Statistics and Finalizing the Final Output
Our Statistical Analysis of Registration Data
As we promised in the last blog entry, we developed a thorough statistical analysis of the course registration data heavily based upon visual representations. Our statistical analysis included topics such as spider-web based histograms, mean, standard deviation, and p-values.
Spider-Web Analysis
We implemented the spider-web diagram to show the average number of classes in each subject category students of different majors took. Overall, it is a fancy histogram that visually represents data with methods such as below.
The major advantage to having a spider diagram is that visual comparisons of how students in each majors took different subject classes become very easy. Each shape symbolizes a major, and a student can easily identify with a major, and either choose to intentionally follow the average trend, or go against it, depending on their preferences.
In the figure below, we can see the average spider plots for students in each major. Unsurprisingly, students in a particular major program tend to have enrolled in a greater number of classes related to their field of interest. One unexpected trend is that Bioengineering majors take a high number of design classes.
Mean and Standard Deviation
The mean and standard deviation of data are a staple in statistics. For the Olin student course registration dataset, we found the mean and standard deviation for two different scenarios: the number of students in each course, and the ‘year’ the student was when taking the course.
Taking the mean and standard deviation of the number of students in each course will aid in the students compare such values for different classes once graphically visualized. Students may smaller classes in the case of wanting a more engaging professor-student interaction, while larger classes can offer more student discussion. Students can now know which classes offer which as they make their choice, as shown with the graph below.
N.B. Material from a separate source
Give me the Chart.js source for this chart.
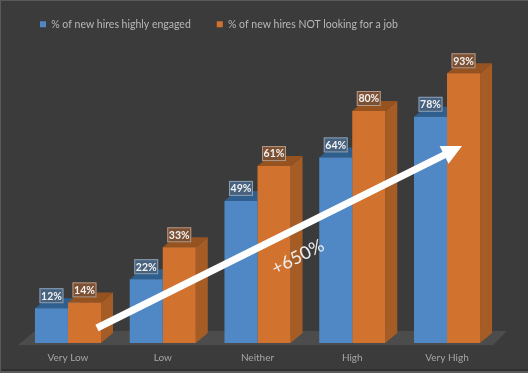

The mean and standard deviation of the ‘year’ (or grade) students took courses may offer additional insight especially useful for course selection. By observing the mean year, students can know which year the majority of students take a certain class, and if the student has a good chance in receiving a spot in the class in their current year. The standard deviation offers information on how diverse different classes are in terms of ‘year,’ particularly useful for students seeking such experiences.
Biased PMF
At Olin College, students often receive the majority of information and advice through word of mouth. However, such rumors over-represent certain classes and under-represent others, as shown by the graph below.
Below we look through every semester since the beginning of Olin. The green bar represents what the average course size of Olin is from the point of view of students, while the blue bar represents the actual average course size at Olin. This bias occurs as more students take courses with more people (obviously) and therefore there is a redundance in count, causing a perceived larger average course size at Olin.
Major p-value
The p-value of a dataset is often used for determining whether or not an an event occurred by chance given that a null hypothesis is true. The null hypothesis is a conservative hypothesis about a data set. For example, we ran a p-value test with our course registration dataset, where we observed the relationship between a student’s major and the likelihood of the student taking a course.
In this case, the null hypothesis is that there are no relationships between student majors and the courses taken. We then analyzed the trend of courses taken by students of the ECE major and computed the p-value for a few set of courses, as the bar graph shows below.
The bar graph shows that given the null hypothesis (no relation between courses and major) are true, the odds of an ECE major student taking such courses are as such. In a way, the graph makes a lot of sense, as required ECE courses such as Signals and Systems have an exceedingly low p-value. This information can help students identify what courses must be taken during their years at Olin. On the other hand, some classes with slightly higher p-values may indicate that those classes are not required, but are preferred for ECEs as they may offer great complementary knowledge and skills.
Decision on Final Output
After the plethora of statistical analysis we performed, we figured that creating a tool where the user/student is given such statistical information will be most useful. Although we initially wanted to gear towards a lot of machine learning and a course recommendation system, given the very change and evolution based aspects of the Olin curriculum, we believed that such a tool will be outdated very quickly.
The decision our team has to make now regards the medium of presentation. Currently, we are leaning towards developing a web tool, based upon D3. However, privacy and accessibility of the student registration data is still an issue, and we will have to encrypt, or creatively manipulate the system in order to maintain both privacy and usefulness of the tool.